Brief – Return the records word for word. Any pictures in them are not part of the copy.

* start Extracted information *

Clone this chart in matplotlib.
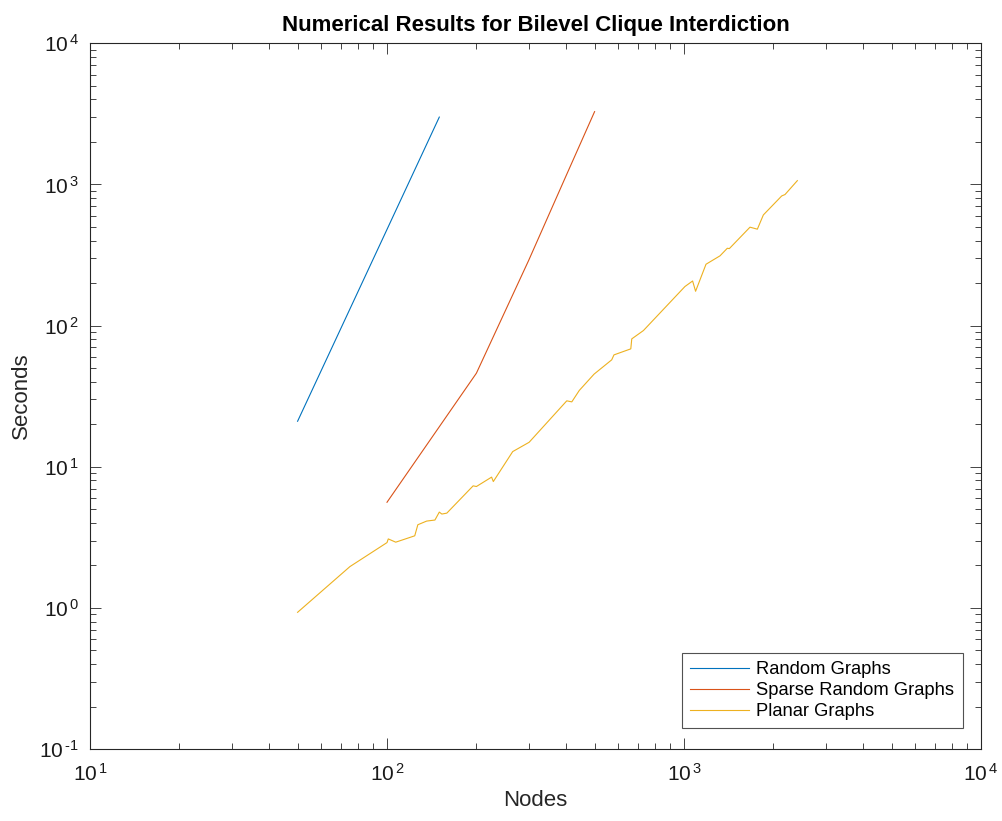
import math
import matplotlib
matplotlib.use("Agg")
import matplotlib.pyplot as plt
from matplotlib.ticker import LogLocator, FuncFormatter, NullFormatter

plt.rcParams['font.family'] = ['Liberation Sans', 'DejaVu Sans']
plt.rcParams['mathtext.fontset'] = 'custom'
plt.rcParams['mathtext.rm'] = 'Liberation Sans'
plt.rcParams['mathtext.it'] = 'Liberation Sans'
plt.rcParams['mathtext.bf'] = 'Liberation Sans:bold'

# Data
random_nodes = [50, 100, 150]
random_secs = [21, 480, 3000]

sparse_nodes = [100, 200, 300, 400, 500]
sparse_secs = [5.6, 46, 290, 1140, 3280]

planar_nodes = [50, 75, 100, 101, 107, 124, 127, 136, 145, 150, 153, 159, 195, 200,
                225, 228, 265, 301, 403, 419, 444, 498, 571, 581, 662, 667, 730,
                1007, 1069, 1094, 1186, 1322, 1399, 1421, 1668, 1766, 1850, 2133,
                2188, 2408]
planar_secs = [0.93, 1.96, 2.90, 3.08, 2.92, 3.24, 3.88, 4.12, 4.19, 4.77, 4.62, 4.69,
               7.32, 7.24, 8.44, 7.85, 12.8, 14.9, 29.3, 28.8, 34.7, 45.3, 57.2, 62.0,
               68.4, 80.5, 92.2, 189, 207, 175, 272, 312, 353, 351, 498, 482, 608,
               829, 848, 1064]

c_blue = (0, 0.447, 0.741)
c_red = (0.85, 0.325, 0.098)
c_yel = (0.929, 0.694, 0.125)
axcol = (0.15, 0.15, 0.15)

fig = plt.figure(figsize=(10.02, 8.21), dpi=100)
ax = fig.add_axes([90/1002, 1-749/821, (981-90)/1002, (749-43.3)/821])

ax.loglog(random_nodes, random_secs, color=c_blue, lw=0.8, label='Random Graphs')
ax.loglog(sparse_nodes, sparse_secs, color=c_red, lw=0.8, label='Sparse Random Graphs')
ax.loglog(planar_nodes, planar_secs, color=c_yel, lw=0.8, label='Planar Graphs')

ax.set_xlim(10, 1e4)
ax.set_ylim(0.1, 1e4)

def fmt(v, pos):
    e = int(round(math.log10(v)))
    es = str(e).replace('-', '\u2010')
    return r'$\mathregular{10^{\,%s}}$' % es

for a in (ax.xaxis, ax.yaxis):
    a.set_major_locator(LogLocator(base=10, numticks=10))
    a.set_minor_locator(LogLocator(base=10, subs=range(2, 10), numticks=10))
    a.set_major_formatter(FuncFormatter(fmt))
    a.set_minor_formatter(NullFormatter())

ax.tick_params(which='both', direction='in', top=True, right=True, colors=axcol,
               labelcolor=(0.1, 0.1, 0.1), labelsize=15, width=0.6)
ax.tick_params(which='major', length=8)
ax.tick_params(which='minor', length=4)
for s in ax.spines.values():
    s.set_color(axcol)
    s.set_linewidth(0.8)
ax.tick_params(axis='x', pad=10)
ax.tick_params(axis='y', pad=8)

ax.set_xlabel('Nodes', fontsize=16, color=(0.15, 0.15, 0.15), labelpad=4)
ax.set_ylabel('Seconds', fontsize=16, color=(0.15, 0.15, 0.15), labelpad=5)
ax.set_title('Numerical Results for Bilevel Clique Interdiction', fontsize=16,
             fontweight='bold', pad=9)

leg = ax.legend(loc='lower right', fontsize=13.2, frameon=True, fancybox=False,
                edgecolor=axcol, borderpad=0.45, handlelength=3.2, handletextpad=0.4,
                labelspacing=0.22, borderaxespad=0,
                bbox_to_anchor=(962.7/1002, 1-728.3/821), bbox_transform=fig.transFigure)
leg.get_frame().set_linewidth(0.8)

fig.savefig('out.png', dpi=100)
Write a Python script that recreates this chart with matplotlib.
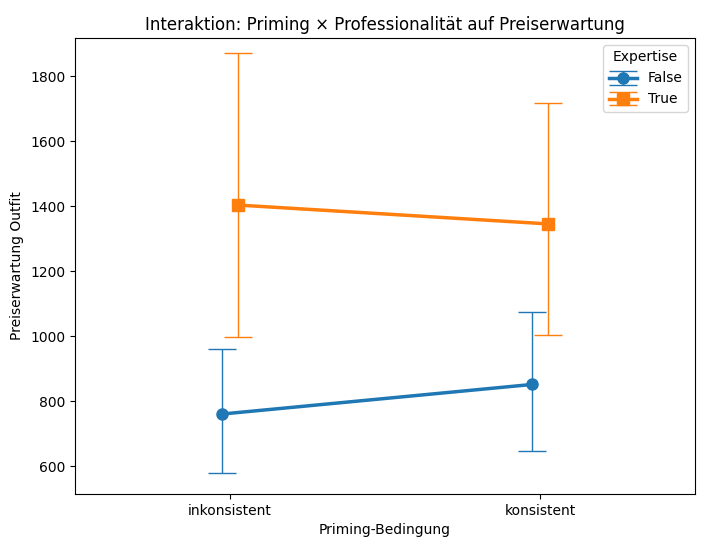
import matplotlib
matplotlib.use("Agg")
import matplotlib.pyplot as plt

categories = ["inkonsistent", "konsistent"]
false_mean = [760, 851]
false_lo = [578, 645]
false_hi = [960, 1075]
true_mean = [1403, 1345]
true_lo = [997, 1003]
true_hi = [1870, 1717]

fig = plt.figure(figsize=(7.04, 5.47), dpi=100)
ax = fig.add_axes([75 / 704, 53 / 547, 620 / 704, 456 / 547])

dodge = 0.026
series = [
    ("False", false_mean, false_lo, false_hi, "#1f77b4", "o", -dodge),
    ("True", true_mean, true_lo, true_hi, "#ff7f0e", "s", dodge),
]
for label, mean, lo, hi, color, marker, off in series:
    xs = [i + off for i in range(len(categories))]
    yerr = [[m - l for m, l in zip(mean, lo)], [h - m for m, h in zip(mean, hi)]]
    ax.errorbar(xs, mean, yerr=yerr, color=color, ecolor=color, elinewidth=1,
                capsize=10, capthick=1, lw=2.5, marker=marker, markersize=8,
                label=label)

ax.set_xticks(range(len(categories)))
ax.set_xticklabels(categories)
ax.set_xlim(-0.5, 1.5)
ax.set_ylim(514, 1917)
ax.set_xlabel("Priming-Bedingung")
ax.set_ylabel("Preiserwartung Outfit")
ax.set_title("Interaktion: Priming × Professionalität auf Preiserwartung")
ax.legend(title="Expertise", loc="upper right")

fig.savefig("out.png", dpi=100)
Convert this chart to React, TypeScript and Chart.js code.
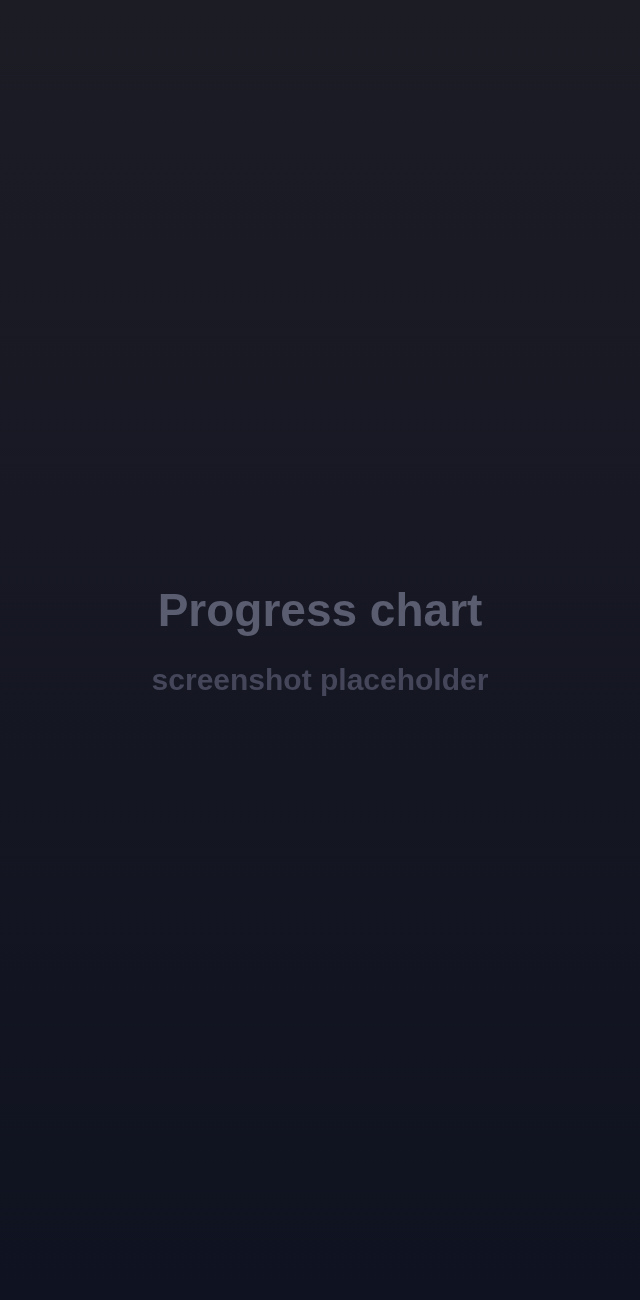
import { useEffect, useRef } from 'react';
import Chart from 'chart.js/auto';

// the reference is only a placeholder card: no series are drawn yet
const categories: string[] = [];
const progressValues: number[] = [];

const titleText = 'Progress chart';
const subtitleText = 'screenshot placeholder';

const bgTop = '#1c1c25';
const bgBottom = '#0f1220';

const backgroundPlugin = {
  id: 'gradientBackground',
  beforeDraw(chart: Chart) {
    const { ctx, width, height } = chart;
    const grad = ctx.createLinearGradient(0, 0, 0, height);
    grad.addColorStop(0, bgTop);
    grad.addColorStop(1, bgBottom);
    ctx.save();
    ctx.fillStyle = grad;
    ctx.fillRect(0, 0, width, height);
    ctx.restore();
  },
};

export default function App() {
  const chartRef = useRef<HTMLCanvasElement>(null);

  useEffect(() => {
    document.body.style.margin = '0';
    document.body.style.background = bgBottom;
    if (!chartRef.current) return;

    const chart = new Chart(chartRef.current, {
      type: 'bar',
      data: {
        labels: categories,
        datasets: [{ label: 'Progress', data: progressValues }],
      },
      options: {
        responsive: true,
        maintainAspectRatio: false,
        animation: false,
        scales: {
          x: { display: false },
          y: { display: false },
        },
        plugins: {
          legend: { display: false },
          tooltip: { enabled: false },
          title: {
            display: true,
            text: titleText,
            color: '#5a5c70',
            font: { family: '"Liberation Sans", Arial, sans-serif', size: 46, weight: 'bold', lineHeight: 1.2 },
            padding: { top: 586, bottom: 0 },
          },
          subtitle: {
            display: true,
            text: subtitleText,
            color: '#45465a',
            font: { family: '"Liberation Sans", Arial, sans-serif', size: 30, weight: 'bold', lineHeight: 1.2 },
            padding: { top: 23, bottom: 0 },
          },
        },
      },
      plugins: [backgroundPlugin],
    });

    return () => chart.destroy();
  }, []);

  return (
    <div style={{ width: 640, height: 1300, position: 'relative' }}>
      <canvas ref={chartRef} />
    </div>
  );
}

* end Extracted information *

Response to this exercise –
Clone this chart in matplotlib.
import math
import matplotlib
matplotlib.use("Agg")
import matplotlib.pyplot as plt
from matplotlib.ticker import LogLocator, FuncFormatter, NullFormatter

plt.rcParams['font.family'] = ['Liberation Sans', 'DejaVu Sans']
plt.rcParams['mathtext.fontset'] = 'custom'
plt.rcParams['mathtext.rm'] = 'Liberation Sans'
plt.rcParams['mathtext.it'] = 'Liberation Sans'
plt.rcParams['mathtext.bf'] = 'Liberation Sans:bold'

# Data
random_nodes = [50, 100, 150]
random_secs = [21, 480, 3000]

sparse_nodes = [100, 200, 300, 400, 500]
sparse_secs = [5.6, 46, 290, 1140, 3280]

planar_nodes = [50, 75, 100, 101, 107, 124, 127, 136, 145, 150, 153, 159, 195, 200,
                225, 228, 265, 301, 403, 419, 444, 498, 571, 581, 662, 667, 730,
                1007, 1069, 1094, 1186, 1322, 1399, 1421, 1668, 1766, 1850, 2133,
                2188, 2408]
planar_secs = [0.93, 1.96, 2.90, 3.08, 2.92, 3.24, 3.88, 4.12, 4.19, 4.77, 4.62, 4.69,
               7.32, 7.24, 8.44, 7.85, 12.8, 14.9, 29.3, 28.8, 34.7, 45.3, 57.2, 62.0,
               68.4, 80.5, 92.2, 189, 207, 175, 272, 312, 353, 351, 498, 482, 608,
               829, 848, 1064]

c_blue = (0, 0.447, 0.741)
c_red = (0.85, 0.325, 0.098)
c_yel = (0.929, 0.694, 0.125)
axcol = (0.15, 0.15, 0.15)

fig = plt.figure(figsize=(10.02, 8.21), dpi=100)
ax = fig.add_axes([90/1002, 1-749/821, (981-90)/1002, (749-43.3)/821])

ax.loglog(random_nodes, random_secs, color=c_blue, lw=0.8, label='Random Graphs')
ax.loglog(sparse_nodes, sparse_secs, color=c_red, lw=0.8, label='Sparse Random Graphs')
ax.loglog(planar_nodes, planar_secs, color=c_yel, lw=0.8, label='Planar Graphs')

ax.set_xlim(10, 1e4)
ax.set_ylim(0.1, 1e4)

def fmt(v, pos):
    e = int(round(math.log10(v)))
    es = str(e).replace('-', '\u2010')
    return r'$\mathregular{10^{\,%s}}$' % es

for a in (ax.xaxis, ax.yaxis):
    a.set_major_locator(LogLocator(base=10, numticks=10))
    a.set_minor_locator(LogLocator(base=10, subs=range(2, 10), numticks=10))
    a.set_major_formatter(FuncFormatter(fmt))
    a.set_minor_formatter(NullFormatter())

ax.tick_params(which='both', direction='in', top=True, right=True, colors=axcol,
               labelcolor=(0.1, 0.1, 0.1), labelsize=15, width=0.6)
ax.tick_params(which='major', length=8)
ax.tick_params(which='minor', length=4)
for s in ax.spines.values():
    s.set_color(axcol)
    s.set_linewidth(0.8)
ax.tick_params(axis='x', pad=10)
ax.tick_params(axis='y', pad=8)

ax.set_xlabel('Nodes', fontsize=16, color=(0.15, 0.15, 0.15), labelpad=4)
ax.set_ylabel('Seconds', fontsize=16, color=(0.15, 0.15, 0.15), labelpad=5)
ax.set_title('Numerical Results for Bilevel Clique Interdiction', fontsize=16,
             fontweight='bold', pad=9)

leg = ax.legend(loc='lower right', fontsize=13.2, frameon=True, fancybox=False,
                edgecolor=axcol, borderpad=0.45, handlelength=3.2, handletextpad=0.4,
                labelspacing=0.22, borderaxespad=0,
                bbox_to_anchor=(962.7/1002, 1-728.3/821), bbox_transform=fig.transFigure)
leg.get_frame().set_linewidth(0.8)

fig.savefig('out.png', dpi=100)
Write a Python script that recreates this chart with matplotlib.
import matplotlib
matplotlib.use("Agg")
import matplotlib.pyplot as plt

categories = ["inkonsistent", "konsistent"]
false_mean = [760, 851]
false_lo = [578, 645]
false_hi = [960, 1075]
true_mean = [1403, 1345]
true_lo = [997, 1003]
true_hi = [1870, 1717]

fig = plt.figure(figsize=(7.04, 5.47), dpi=100)
ax = fig.add_axes([75 / 704, 53 / 547, 620 / 704, 456 / 547])

dodge = 0.026
series = [
    ("False", false_mean, false_lo, false_hi, "#1f77b4", "o", -dodge),
    ("True", true_mean, true_lo, true_hi, "#ff7f0e", "s", dodge),
]
for label, mean, lo, hi, color, marker, off in series:
    xs = [i + off for i in range(len(categories))]
    yerr = [[m - l for m, l in zip(mean, lo)], [h - m for m, h in zip(mean, hi)]]
    ax.errorbar(xs, mean, yerr=yerr, color=color, ecolor=color, elinewidth=1,
                capsize=10, capthick=1, lw=2.5, marker=marker, markersize=8,
                label=label)

ax.set_xticks(range(len(categories)))
ax.set_xticklabels(categories)
ax.set_xlim(-0.5, 1.5)
ax.set_ylim(514, 1917)
ax.set_xlabel("Priming-Bedingung")
ax.set_ylabel("Preiserwartung Outfit")
ax.set_title("Interaktion: Priming × Professionalität auf Preiserwartung")
ax.legend(title="Expertise", loc="upper right")

fig.savefig("out.png", dpi=100)
Convert this chart to React, TypeScript and Chart.js code.
import { useEffect, useRef } from 'react';
import Chart from 'chart.js/auto';

// the reference is only a placeholder card: no series are drawn yet
const categories: string[] = [];
const progressValues: number[] = [];

const titleText = 'Progress chart';
const subtitleText = 'screenshot placeholder';

const bgTop = '#1c1c25';
const bgBottom = '#0f1220';

const backgroundPlugin = {
  id: 'gradientBackground',
  beforeDraw(chart: Chart) {
    const { ctx, width, height } = chart;
    const grad = ctx.createLinearGradient(0, 0, 0, height);
    grad.addColorStop(0, bgTop);
    grad.addColorStop(1, bgBottom);
    ctx.save();
    ctx.fillStyle = grad;
    ctx.fillRect(0, 0, width, height);
    ctx.restore();
  },
};

export default function App() {
  const chartRef = useRef<HTMLCanvasElement>(null);

  useEffect(() => {
    document.body.style.margin = '0';
    document.body.style.background = bgBottom;
    if (!chartRef.current) return;

    const chart = new Chart(chartRef.current, {
      type: 'bar',
      data: {
        labels: categories,
        datasets: [{ label: 'Progress', data: progressValues }],
      },
      options: {
        responsive: true,
        maintainAspectRatio: false,
        animation: false,
        scales: {
          x: { display: false },
          y: { display: false },
        },
        plugins: {
          legend: { display: false },
          tooltip: { enabled: false },
          title: {
            display: true,
            text: titleText,
            color: '#5a5c70',
            font: { family: '"Liberation Sans", Arial, sans-serif', size: 46, weight: 'bold', lineHeight: 1.2 },
            padding: { top: 586, bottom: 0 },
          },
          subtitle: {
            display: true,
            text: subtitleText,
            color: '#45465a',
            font: { family: '"Liberation Sans", Arial, sans-serif', size: 30, weight: 'bold', lineHeight: 1.2 },
            padding: { top: 23, bottom: 0 },
          },
        },
      },
      plugins: [backgroundPlugin],
    });

    return () => chart.destroy();
  }, []);

  return (
    <div style={{ width: 640, height: 1300, position: 'relative' }}>
      <canvas ref={chartRef} />
    </div>
  );
}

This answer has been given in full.